Despite the supposed claim a Conservative-run council would have influence with the national party we can see in the Autumn Statement just delivered that they have no ability whatsoever to institute change, the begging of countless Tory authorities seeing no help coming bar an ability to increase council tax by another percent or two.

Of course, councillors have always known their fellow Conservatives were never going to help, what with their own budget book year after year pointing at the cutting of the central government provided Revenue Support Grant from £160m to £0m and with the much promised 100% retention of business rates gone walkabout.

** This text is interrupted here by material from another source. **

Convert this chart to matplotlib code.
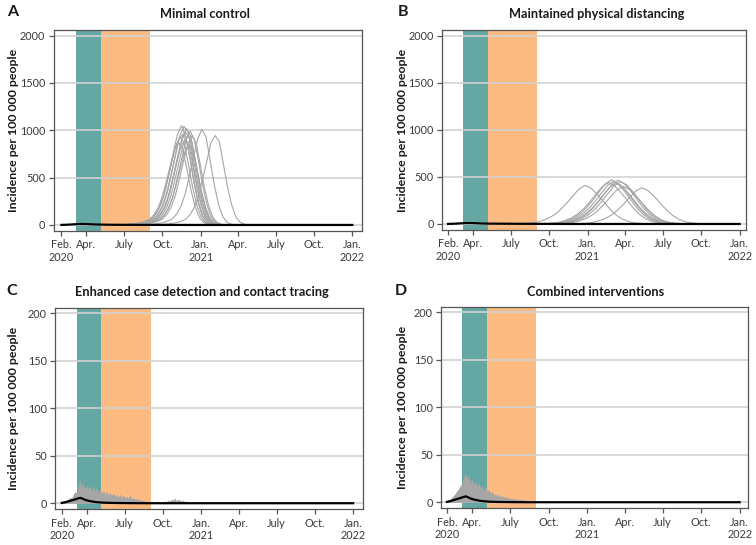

If there was ever a moment that proved the age-old line about the Conservatives being the party of sound money to be a falsehood then now is surely that time. It’s also time they gave up the charade their national peers were ‘fixing the roof while the sun is shining’.

Unlike the current Tory government, Labour is serious about local government and committed to providing the money and power to local areas to deliver the levelling up agenda.

As Lisa Nandy MP, Shadow Secretary of State for Levelling Up, Housing, Communities & Local Government, has stressed, the need to rebalance the power and wealth of this country is urgent.

Labour’s local leaders see empowering local areas through devolution as especially crucial to their future growth and prosperity. Local councils are in fact seen as the “building blocks” of devolution.

Pivotal to genuine devolution are funding models that are sustained and predictable. One potential solution is locales having the power to introduce tourist taxes. Another is devolving powers to councils to retain 1 per cent of basic income tax revenue to fund local services.

A key issue for Labour is, however, that as Devon’s plight vividly demonstrates the current system is anything but sustained or predictable.

Bidding for central government funding is seen as especially problematic, pitting localities against each other and in the writing up of bids using up valuable but finite resources.